United started with six changes from the 2-1 home defeat to Tottenham Hotspur. Lacking the fire offered up by the presence of Wayne Rooney, Robin Van Persie, Phil Jones and captain Nemanja Vidic, Moyes could conjure up no successful alternatives. With Javíer Hernandez left alone to look for crumbs up front and the consistently gutless, mediocrity that is Tom Cleverley left to float around central midfield doing nothing in particular, striker Danny Welbeck took it upon himself to be the link-up man as Rooney has been for most of the season. Having rested Carrick, who underwent a harrowing time against Spurs in his return to the first-team since injury, Moyes clearly did expect more from Cleverley and Kagawa in midfield but received very little in return for his good faith.
Throughout proceedings, especially later on, the crowd chanted “Attack! Attack! Attack!” The problem is that, although United can still dominate for short periods, they own little desire and no cutting edge whatsoever. Similar, actually, to the Swansea City team they played. As with the 2-1 defeat against Tottenham Hotspur on New Year’s Day, Moyes’s side heard the final whistle while they were in the midst of laying siege to City’s goal. Too little. Too late. Unfortunately, their tactics have become so predictable and dull that defending against them is as simple as man-marking relentlessly and fouling at the edge of the box with the knowledge that none of United’s players can take a quality free kick.
Chicharito Hernandez in particular missed a handful of quality chances. Early on, he fluffed United’s first opportunity when a faulty back-pass from Routledge found him alone in his own half. Having done all the hard work and sprinted 60 yards, the Mexican striker had plenty of time to pick his spot, but his shot was weak and easily blocked by Swansea’s right-back Dwight Tiendalli. Later, Hernández had a far easier opportunity when the ball reached him from a toe-poke off Danny Welbeck close to the Swansea goal, but he scuffed the shot wide off his laces. As with Danny Welbeck, the desire, energy and graft was all there, unfortunately the kind of service they needed was not.

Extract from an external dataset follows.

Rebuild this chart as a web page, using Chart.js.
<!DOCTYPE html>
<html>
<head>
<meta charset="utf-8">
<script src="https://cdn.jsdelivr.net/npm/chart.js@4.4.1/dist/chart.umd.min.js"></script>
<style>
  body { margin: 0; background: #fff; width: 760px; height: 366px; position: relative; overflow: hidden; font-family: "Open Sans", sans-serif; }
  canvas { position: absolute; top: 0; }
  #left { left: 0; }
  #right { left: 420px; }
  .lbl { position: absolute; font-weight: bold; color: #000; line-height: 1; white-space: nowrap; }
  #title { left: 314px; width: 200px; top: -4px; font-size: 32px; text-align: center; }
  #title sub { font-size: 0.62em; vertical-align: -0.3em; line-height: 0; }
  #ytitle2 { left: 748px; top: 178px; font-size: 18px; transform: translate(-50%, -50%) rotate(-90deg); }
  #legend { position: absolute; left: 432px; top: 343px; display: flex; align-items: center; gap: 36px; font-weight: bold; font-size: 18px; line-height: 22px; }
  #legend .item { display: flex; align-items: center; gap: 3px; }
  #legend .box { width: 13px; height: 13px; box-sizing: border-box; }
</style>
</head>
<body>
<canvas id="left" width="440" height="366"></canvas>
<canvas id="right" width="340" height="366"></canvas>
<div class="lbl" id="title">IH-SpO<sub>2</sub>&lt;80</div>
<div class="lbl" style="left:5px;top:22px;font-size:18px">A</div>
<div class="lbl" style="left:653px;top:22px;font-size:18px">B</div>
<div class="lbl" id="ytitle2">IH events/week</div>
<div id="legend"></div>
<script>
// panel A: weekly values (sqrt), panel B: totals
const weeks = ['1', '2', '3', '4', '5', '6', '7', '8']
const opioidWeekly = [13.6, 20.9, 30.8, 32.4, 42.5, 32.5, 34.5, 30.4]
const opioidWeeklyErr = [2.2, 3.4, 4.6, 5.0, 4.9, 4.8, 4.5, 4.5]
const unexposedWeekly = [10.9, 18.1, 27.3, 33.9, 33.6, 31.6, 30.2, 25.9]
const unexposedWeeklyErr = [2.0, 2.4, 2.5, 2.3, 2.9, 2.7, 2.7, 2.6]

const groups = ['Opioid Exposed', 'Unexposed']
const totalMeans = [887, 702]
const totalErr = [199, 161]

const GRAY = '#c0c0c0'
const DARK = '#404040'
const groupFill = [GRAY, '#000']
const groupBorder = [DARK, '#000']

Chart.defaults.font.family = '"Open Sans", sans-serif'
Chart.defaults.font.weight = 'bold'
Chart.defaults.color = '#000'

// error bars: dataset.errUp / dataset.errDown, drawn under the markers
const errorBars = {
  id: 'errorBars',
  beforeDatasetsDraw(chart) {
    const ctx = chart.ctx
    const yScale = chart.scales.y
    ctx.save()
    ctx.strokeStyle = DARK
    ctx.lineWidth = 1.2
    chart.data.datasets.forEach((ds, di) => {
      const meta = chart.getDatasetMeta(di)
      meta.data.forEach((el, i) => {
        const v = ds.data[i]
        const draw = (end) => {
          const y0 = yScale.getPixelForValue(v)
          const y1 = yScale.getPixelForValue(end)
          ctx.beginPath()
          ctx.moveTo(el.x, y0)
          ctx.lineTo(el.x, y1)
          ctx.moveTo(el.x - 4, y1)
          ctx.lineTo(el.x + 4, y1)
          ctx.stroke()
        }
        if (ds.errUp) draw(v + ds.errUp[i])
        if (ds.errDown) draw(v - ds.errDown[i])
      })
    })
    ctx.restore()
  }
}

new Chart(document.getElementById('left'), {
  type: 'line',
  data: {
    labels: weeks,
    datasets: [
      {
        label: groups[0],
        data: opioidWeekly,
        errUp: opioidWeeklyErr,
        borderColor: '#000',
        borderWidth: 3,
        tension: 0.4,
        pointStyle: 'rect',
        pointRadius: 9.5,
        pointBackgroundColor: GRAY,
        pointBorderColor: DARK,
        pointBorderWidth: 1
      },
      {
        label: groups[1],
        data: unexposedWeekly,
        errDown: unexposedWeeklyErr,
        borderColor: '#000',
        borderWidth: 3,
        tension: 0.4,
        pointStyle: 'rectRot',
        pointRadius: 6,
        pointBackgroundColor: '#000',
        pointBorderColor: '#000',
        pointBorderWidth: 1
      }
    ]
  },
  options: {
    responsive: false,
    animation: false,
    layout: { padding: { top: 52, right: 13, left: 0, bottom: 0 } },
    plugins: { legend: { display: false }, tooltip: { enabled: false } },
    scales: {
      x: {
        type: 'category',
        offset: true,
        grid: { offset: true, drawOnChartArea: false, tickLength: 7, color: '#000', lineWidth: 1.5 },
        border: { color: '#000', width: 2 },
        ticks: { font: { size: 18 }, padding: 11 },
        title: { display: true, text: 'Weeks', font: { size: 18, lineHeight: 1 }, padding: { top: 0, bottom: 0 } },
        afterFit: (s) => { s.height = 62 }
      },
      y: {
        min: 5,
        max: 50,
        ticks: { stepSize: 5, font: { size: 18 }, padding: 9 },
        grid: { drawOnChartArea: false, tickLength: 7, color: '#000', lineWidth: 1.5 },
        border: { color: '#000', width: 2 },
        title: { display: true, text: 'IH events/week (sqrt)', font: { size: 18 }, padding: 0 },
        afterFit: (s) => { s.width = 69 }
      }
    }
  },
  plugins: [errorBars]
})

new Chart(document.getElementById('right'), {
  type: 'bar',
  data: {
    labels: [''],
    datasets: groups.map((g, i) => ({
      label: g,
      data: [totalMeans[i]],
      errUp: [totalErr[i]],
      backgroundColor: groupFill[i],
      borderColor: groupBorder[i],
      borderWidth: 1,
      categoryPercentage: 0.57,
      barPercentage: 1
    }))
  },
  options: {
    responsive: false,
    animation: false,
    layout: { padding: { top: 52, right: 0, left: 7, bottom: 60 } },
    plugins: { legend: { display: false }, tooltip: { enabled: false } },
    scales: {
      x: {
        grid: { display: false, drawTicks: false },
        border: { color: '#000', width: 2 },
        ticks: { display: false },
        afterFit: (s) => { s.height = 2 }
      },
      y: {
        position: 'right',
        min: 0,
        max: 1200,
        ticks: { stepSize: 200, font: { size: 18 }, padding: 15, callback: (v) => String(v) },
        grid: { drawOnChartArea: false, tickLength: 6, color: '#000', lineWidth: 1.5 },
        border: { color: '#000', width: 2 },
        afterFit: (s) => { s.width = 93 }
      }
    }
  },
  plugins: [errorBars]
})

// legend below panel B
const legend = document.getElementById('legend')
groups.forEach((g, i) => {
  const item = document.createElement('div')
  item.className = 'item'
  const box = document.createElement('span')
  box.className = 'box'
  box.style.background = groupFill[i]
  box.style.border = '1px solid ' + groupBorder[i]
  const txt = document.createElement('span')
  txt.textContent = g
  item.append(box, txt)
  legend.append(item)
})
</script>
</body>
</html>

Seconds on, Hernández and his team-mates really regretted their error as Bony tapped the ball back to Alejandro Pozuelo. His first-time pass dissected United’s midfield like a sharp shiny macheté finding Routledge, who stiffed a static Cleverley, moved easily past an an exposed Chris Smalling, and casually lobbed the ball into the net over an advancing Anders Lindegaard to take the lead in the 12th minute.

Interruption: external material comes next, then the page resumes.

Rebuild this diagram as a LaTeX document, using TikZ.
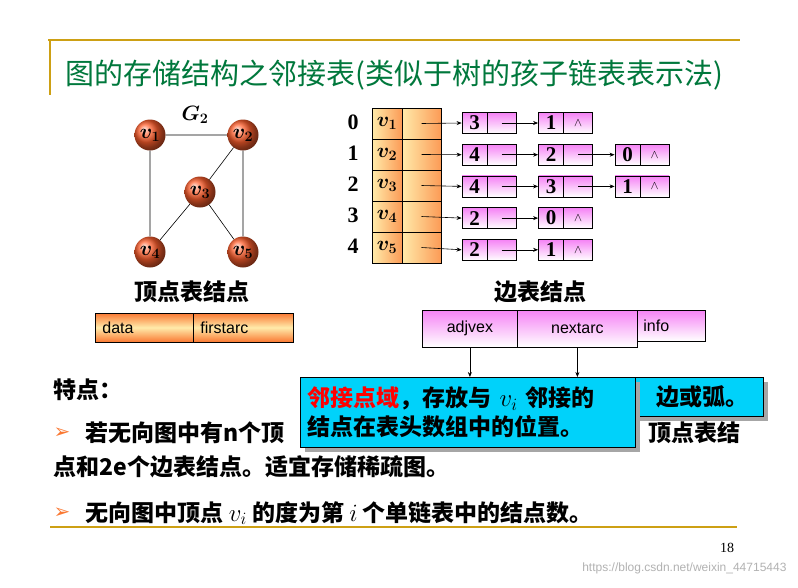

The lead only lasted four minutes, though, as Hernandez finally located his goal-scoring touch with a nicely placed finish from close range after a superb curved cross from Alex Büttner. One couldn’t help thinking that, although a high percentage of Büttner’s crosses, passes and shots narrowly missed their mark, he can only improve if he gets picked more often. There’s an old cliché about nothing working if the center does not hold; but, if there is no center whatsoever, not even a soft one, what then?
All the way until half-time, Moyes’s side continued to create more start-up opportunities, coming close through Valencia and Büttner, yet Swansea played far superior, more deliberate football as they remained unchallenged in midfield, building up careful attacks from behind the raw physical presence of Bony.

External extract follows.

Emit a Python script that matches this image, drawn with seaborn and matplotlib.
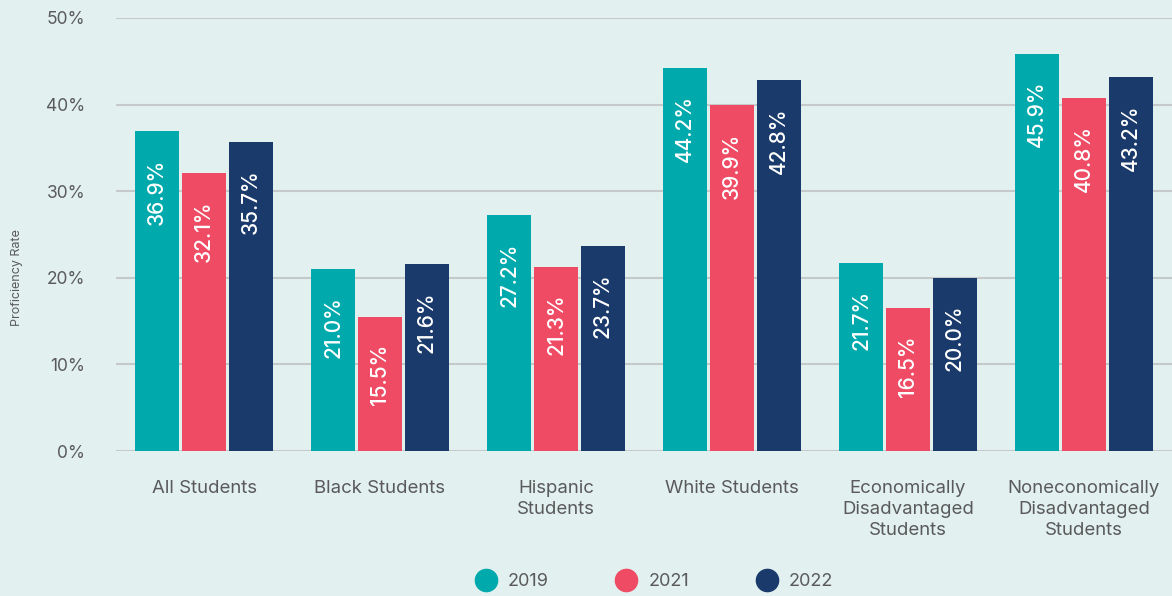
import pandas as pd
import matplotlib
matplotlib.use('Agg')
import matplotlib.pyplot as plt
import seaborn as sns
from matplotlib.lines import Line2D

# datos
groups = ['All Students', 'Black Students', 'Hispanic\nStudents', 'White Students',
          'Economically\nDisadvantaged\nStudents', 'Noneconomically\nDisadvantaged\nStudents']
years = ['2019', '2021', '2022']
rate_2019 = [36.9, 21.0, 27.2, 44.2, 21.7, 45.9]
rate_2021 = [32.1, 15.5, 21.3, 39.9, 16.5, 40.8]
rate_2022 = [35.7, 21.6, 23.7, 42.8, 20.0, 43.2]
y_ticks = [0, 10, 20, 30, 40, 50]

colors = ['#00a9ac', '#ef4b64', '#1a3a6b']
bg = '#e2f0f0'
txt = '#5a5a5a'

df = pd.DataFrame({
    'group': groups * 3,
    'year': [y for y in years for _ in groups],
    'rate': rate_2019 + rate_2021 + rate_2022,
})

sns.set_style('white')
plt.rcParams['font.family'] = ['Inter', 'DejaVu Sans']

fig = plt.figure(figsize=(11.72, 5.96), dpi=100, facecolor=bg)
ax = fig.add_axes([116 / 1172, 145 / 596, 1 - 116 / 1172, (451 - 18) / 596])
ax.set_facecolor(bg)

sns.barplot(data=df, x='group', y='rate', hue='year', palette=colors,
            width=0.8, gap=0.08, saturation=1, legend=False, ax=ax, zorder=3,
            edgecolor='none', linewidth=0)

ax.set_xlim(-0.5, 5.5)
ax.set_ylim(0, 50)
ax.set_yticks(y_ticks)
ax.set_yticklabels([f'{t}%' for t in y_ticks], fontsize=12.5, color=txt)
ax.grid(axis='y', color='#c6c9c9', lw=1.5, zorder=0)
ax.tick_params(axis='y', length=0, pad=22)
ax.tick_params(axis='x', length=0, pad=21)
for lbl in ax.get_xticklabels():
    lbl.set_fontsize(13.4)
    lbl.set_color(txt)
    lbl.set_linespacing(1.3)
    lbl.set_verticalalignment('top')
sns.despine(ax=ax, left=True, bottom=True)
ax.set_xlabel('')
ax.set_ylabel('Proficiency Rate', fontsize=9, color=txt)
ax.yaxis.set_label_coords(-0.088, 0.4)

# etiquetas dentro de las barras
for bar in ax.patches:
    h = bar.get_height()
    if h <= 0:
        continue
    ax.annotate(f'{h:.1f}%', (bar.get_x() + bar.get_width() / 2, h),
                xytext=(0, -27), textcoords='offset pixels',
                rotation=90, ha='center', va='top', color='white',
                fontsize=15, fontweight='medium', zorder=4)

handles = [Line2D([0], [0], marker='o', ls='', markersize=16, markerfacecolor=c,
                  markeredgecolor=c) for c in colors]
fig.legend(handles, years, loc='center', bbox_to_anchor=(0.558, 0.024), ncol=3,
           frameon=False, fontsize=13, labelcolor=txt, columnspacing=3.7,
           handletextpad=0.6, handlelength=1.2)

fig.savefig('out.png', dpi=100, facecolor=bg)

Then, suddenly, in the 76th minute, United were shockingly reduced to ten men as, first, the visibly aged Rio Ferdinand, making his first appearance for a month, limped off the field after two hard encounters in succession with Bony and Routledge. Then, his replacement, Fabio Da Silva lasted only four minutes before receiving a straight red card for a studs-high late challenge on José Cañas.
Fortunate or not, United hung in there and the stadium was quiet enough that everybody could hear Moyes repeatedly screaming for his jaded team to “wake up!” It took until the 90th minute for the still speedy Wayne Routledge to fly past a tired Darren Fletcher down the left and flick a high ball up off his laces that the mighty unmarked Bony headed powerfully past a stranded Anders Lindegaard for Swansea’s deserved winner.
With Messrs. Moyes, Woodward and the United hierarchy announcing a zero-sum January transfer window what happens next in the Glazer era seems woeful to contemplate. The player I felt most sorry for was Fabio Da Silva, whose horribly late tackle will surely place him on the lowest line of our manager’s shit list, which is a pity because some lucky club will doubtless pick him up for next to nothing and he can observe the Moyes project enter its next sad phase at a distance. Maybe his tackle would have been better timed if Moyes had played him more previously. I doubt that we’ll ever know now.